The COMPAS business panel backs John Manley’s open letter to Ontario Minister of Finance on government spending by a huge margin. A near consensus emerges that provincial debtor governments are in serious situations, if not in a crisis, as result of high, rising debt loads. Business leaders and CEOs on the panel perceive the likelihood of future increases in interest rates and the prospect of demographic-driven health cost increases as important risks worsening the situation of provincial debtor governments.

By a 5:1 margin, panelists agree that the fact that Ontario’s debt is larger than California’s is a reason cut the province’s debt load. But they are even more convinced—by a margin of 17:1--that Ontario should take action because Canada’s aging population will accelerate the pressure on health budgets while weakening productivity growth and hence government revenue possibilities.
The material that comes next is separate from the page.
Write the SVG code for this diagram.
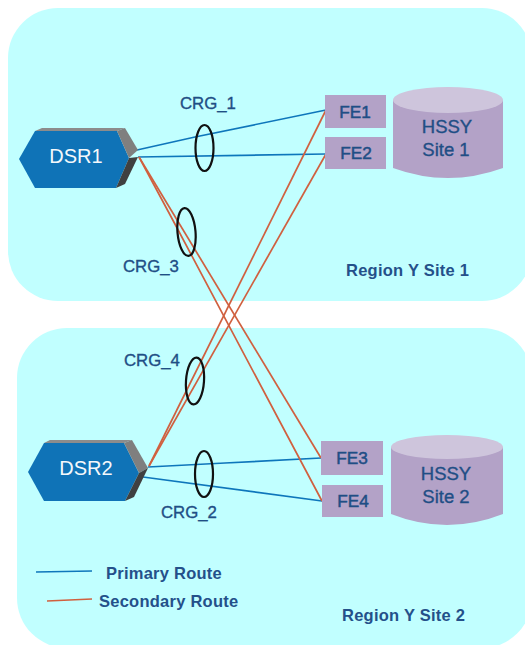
<svg xmlns="http://www.w3.org/2000/svg" width="525" height="645" viewBox="0 0 525 645">
<defs><filter id="soft" x="-5%" y="-5%" width="110%" height="110%"><feGaussianBlur stdDeviation="0.4"/></filter></defs>
<style>
text{font-family:"Liberation Sans",Arial,sans-serif;fill:#1f4e85}
.note{font-size:16.5px;font-weight:bold;fill:#24508a;letter-spacing:.25px}
.lbl{font-size:16.8px;stroke:#1f4e85;stroke-width:.35}
.fe{font-size:17.2px;text-anchor:middle;stroke:#1f4e85;stroke-width:.5}
.box{fill:#b3a2c7}
.pri{stroke:#0f76bb;stroke-width:1.7;fill:none}
.sec{stroke:#d0603f;stroke-width:1.7;fill:none}
.ring{fill:none;stroke:#111;stroke-width:2.2}
.dsr{font-size:20px;fill:#f4f8fb;text-anchor:middle}
.cyl{font-size:18.5px;text-anchor:middle;stroke:#1f4e85;stroke-width:.35}
</style>
<rect width="525" height="645" fill="#fff"/>
<g id="region1"><rect x="8" y="8" width="524" height="293" rx="50" fill="#c1ffff"/></g>
<g id="region2"><rect x="17" y="328" width="515" height="320" rx="50" fill="#c1ffff"/></g>
<g id="connectors" filter="url(#soft)">
<path class="pri" d="M137 150L195 137L326 110"/>
<path class="pri" d="M138 157L326 154"/>
<path class="pri" d="M148 467L225 463L321 458"/>
<path class="pri" d="M143 477L322 501"/>
<path class="sec" d="M139 157L321 458"/>
<path class="sec" d="M139 157L176 226L322 501"/>
<path class="sec" d="M149 466L326 110"/>
<path class="sec" d="M149 466L326 154"/>
</g>
<g id="DSR1"><path d="M35 131L117 131L129 158L116 188L35 188L19 159Z" fill="#0f73b7"/>
<path d="M35 131L42 128L125 128L117 131Z" fill="#8c8c8c"/>
<path d="M117 131L125 128L138 150L129 158Z" fill="#7f7f7f"/>
<path d="M129 158L138 157L125 184L116 188Z" fill="#404040"/>
<text class="dsr" x="76" y="163">DSR1</text></g>
<g id="DSR2"><path d="M44 443L124 443L139 473L125 501L44 501L28 472Z" fill="#0f73b7"/>
<path d="M44 443L50 440L132 440L124 443Z" fill="#8c8c8c"/>
<path d="M124 443L132 440L148 468L139 473Z" fill="#7f7f7f"/>
<path d="M139 473L148 468L134 497L125 501Z" fill="#404040"/>
<text class="dsr" x="86" y="475">DSR2</text></g>
<g id="FE1"><rect class="box" x="325" y="95" width="61" height="33"/><text class="fe" x="355" y="118">FE1</text></g>
<g id="FE2"><rect class="box" x="325" y="137" width="61" height="32"/><text class="fe" x="356" y="159">FE2</text></g>
<g id="FE3"><rect class="box" x="321" y="441" width="62" height="34"/><text class="fe" x="352" y="464">FE3</text></g>
<g id="FE4"><rect class="box" x="322" y="485" width="61" height="32"/><text class="fe" x="353" y="507">FE4</text></g>
<g id="HSSY1"><path d="M393 100V168Q448 188 503 168V100Z" fill="#b3a2c7"/><ellipse cx="448" cy="100" rx="55" ry="13" fill="#cec5dc"/><text class="cyl" x="447" y="133">HSSY</text><text class="cyl" x="446" y="156">Site 1</text></g>
<g id="HSSY2"><path d="M391 447V514Q447 536 503 514V447Z" fill="#b3a2c7"/><ellipse cx="447" cy="447" rx="56" ry="12" fill="#cec5dc"/><text class="cyl" x="446" y="480">HSSY</text><text class="cyl" x="446" y="503">Site 2</text></g>
<g id="rings">
<ellipse class="ring" cx="204.5" cy="148" rx="9" ry="23"/>
<ellipse class="ring" cx="186.5" cy="232" rx="9" ry="24" transform="rotate(-5 186.5 232)"/>
<ellipse class="ring" cx="195" cy="381" rx="9" ry="23.5" transform="rotate(4 195 381)"/>
<ellipse class="ring" cx="204" cy="474" rx="9" ry="23"/>
</g>
<g id="labels">
<text class="lbl" x="180" y="109">CRG_1</text>
<text class="lbl" x="123" y="272">CRG_3</text>
<text class="lbl" x="124" y="366">CRG_4</text>
<text class="lbl" x="161" y="518">CRG_2</text>
<text class="note" x="346" y="276">Region Y Site 1</text>
<text class="note" x="342" y="621">Region Y  Site 2</text>
</g>
<g id="legend">
<path class="pri" d="M36 572L92 571"/>
<path class="sec" d="M47 601L92 599"/>
<text class="note" x="106" y="579">Primary Route</text>
<text class="note" x="99" y="607">Secondary Route</text>
</g>
</svg>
Only 17% view the situation of debtor provinces as a “crisis” but 97% believe that the situation must be addressed with at least some degree of seriousness. According to at least one panelist, debt is a moving target. “Now the problem is merely serious - wait for six months and do nothing - then it will be a crisis.” According to another, we are “mov[ing] inevitably in the direction of a concrete wall.” “Sooner or later,” says a third, “the chicken [will] come home to roost.”

These are the key findings from this past week’s Internet survey of CEOs and business leaders on the COMPAS panel. The weekly business survey is undertaken for Canadian Business magazine.